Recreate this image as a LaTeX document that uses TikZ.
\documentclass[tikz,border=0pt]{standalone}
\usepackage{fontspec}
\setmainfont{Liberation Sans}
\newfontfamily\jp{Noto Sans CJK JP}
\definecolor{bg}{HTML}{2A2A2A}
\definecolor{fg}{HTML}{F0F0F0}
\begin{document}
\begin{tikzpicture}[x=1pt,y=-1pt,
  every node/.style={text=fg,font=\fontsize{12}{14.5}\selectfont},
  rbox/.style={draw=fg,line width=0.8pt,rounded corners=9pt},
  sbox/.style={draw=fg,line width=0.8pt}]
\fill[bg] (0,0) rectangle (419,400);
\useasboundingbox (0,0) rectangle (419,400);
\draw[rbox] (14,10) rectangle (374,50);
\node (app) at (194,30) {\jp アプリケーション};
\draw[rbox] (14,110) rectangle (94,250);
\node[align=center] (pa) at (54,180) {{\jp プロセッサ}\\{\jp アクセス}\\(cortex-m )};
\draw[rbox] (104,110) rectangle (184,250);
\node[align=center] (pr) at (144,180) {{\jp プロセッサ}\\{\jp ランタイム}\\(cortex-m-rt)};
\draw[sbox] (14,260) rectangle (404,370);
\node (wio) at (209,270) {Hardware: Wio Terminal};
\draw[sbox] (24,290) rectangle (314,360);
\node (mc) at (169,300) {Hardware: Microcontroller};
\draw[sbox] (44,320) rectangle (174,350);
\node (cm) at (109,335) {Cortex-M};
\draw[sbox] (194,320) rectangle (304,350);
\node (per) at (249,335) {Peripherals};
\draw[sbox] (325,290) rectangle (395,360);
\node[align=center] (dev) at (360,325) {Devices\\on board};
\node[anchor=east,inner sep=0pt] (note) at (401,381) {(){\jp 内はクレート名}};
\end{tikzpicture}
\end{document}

▬▬▬▬▬▬▬▬▬▬

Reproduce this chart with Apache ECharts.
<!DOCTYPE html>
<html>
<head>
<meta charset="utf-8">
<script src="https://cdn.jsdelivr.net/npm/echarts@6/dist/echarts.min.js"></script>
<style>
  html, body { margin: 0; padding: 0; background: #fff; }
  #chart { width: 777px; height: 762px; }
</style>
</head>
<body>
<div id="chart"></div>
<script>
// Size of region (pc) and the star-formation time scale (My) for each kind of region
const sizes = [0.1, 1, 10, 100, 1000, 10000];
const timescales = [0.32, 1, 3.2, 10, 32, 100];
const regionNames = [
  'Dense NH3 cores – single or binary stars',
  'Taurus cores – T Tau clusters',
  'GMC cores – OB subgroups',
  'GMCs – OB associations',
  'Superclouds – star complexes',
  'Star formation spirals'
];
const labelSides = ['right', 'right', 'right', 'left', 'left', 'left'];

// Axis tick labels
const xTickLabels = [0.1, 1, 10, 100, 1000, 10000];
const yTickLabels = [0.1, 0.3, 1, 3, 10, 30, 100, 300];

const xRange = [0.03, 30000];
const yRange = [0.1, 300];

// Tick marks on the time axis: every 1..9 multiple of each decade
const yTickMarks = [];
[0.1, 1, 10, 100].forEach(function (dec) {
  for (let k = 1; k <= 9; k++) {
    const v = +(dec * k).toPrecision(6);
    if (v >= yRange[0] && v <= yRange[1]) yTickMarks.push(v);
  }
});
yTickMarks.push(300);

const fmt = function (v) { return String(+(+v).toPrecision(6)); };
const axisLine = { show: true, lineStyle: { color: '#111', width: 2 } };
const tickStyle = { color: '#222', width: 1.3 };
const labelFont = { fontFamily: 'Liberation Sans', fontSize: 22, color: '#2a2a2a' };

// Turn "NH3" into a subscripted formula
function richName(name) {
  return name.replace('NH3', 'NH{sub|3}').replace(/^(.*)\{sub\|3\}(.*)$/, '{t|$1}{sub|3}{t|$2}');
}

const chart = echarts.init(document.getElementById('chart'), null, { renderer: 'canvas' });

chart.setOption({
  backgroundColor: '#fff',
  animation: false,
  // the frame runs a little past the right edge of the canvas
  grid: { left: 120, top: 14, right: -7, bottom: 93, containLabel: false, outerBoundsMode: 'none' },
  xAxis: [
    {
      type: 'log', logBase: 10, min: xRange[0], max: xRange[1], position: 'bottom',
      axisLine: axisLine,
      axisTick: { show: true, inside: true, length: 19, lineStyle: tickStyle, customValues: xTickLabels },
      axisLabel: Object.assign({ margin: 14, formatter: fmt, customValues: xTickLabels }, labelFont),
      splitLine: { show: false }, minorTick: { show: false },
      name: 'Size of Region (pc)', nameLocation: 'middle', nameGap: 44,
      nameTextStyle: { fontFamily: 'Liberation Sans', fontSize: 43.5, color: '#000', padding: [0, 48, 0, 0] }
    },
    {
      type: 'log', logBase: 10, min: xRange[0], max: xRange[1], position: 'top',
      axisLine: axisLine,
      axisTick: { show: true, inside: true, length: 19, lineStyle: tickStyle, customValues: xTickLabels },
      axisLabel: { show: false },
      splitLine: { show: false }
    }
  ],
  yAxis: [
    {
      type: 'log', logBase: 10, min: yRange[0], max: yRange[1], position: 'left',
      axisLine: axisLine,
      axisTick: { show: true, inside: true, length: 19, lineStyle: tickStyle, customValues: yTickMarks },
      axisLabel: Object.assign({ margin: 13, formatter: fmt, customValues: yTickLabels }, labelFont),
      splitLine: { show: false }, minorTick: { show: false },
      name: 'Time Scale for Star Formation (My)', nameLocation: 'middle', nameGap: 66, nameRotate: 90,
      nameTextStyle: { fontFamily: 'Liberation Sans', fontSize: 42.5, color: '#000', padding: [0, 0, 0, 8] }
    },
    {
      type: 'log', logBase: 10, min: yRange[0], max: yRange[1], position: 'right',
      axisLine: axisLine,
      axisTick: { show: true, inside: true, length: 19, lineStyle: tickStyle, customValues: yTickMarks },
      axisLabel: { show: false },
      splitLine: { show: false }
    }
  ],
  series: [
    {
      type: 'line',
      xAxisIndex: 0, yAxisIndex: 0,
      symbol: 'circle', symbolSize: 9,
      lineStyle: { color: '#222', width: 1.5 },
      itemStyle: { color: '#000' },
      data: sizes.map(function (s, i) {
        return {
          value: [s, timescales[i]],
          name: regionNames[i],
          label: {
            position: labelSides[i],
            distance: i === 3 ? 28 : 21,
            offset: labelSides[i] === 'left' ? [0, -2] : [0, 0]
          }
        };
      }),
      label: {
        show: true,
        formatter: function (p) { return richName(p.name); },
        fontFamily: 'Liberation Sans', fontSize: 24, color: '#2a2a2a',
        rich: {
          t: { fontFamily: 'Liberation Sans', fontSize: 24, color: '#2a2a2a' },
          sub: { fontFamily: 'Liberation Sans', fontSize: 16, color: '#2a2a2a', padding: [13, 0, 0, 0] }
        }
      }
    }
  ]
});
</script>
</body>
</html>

▬▬▬▬▬▬▬▬▬▬

--- Task prompt ---
In the data above, find the line that contains "Reproduce this chart with Apache ECharts." and the line that contains "22, color: '#2a2a2a'". Repeat exactly those lines and every line between them, and only those.

--- Final result ---
Reproduce this chart with Apache ECharts.
<!DOCTYPE html>
<html>
<head>
<meta charset="utf-8">
<script src="https://cdn.jsdelivr.net/npm/echarts@6/dist/echarts.min.js"></script>
<style>
  html, body { margin: 0; padding: 0; background: #fff; }
  #chart { width: 777px; height: 762px; }
</style>
</head>
<body>
<div id="chart"></div>
<script>
// Size of region (pc) and the star-formation time scale (My) for each kind of region
const sizes = [0.1, 1, 10, 100, 1000, 10000];
const timescales = [0.32, 1, 3.2, 10, 32, 100];
const regionNames = [
  'Dense NH3 cores – single or binary stars',
  'Taurus cores – T Tau clusters',
  'GMC cores – OB subgroups',
  'GMCs – OB associations',
  'Superclouds – star complexes',
  'Star formation spirals'
];
const labelSides = ['right', 'right', 'right', 'left', 'left', 'left'];

// Axis tick labels
const xTickLabels = [0.1, 1, 10, 100, 1000, 10000];
const yTickLabels = [0.1, 0.3, 1, 3, 10, 30, 100, 300];

const xRange = [0.03, 30000];
const yRange = [0.1, 300];

// Tick marks on the time axis: every 1..9 multiple of each decade
const yTickMarks = [];
[0.1, 1, 10, 100].forEach(function (dec) {
  for (let k = 1; k <= 9; k++) {
    const v = +(dec * k).toPrecision(6);
    if (v >= yRange[0] && v <= yRange[1]) yTickMarks.push(v);
  }
});
yTickMarks.push(300);

const fmt = function (v) { return String(+(+v).toPrecision(6)); };
const axisLine = { show: true, lineStyle: { color: '#111', width: 2 } };
const tickStyle = { color: '#222', width: 1.3 };
const labelFont = { fontFamily: 'Liberation Sans', fontSize: 22, color: '#2a2a2a' };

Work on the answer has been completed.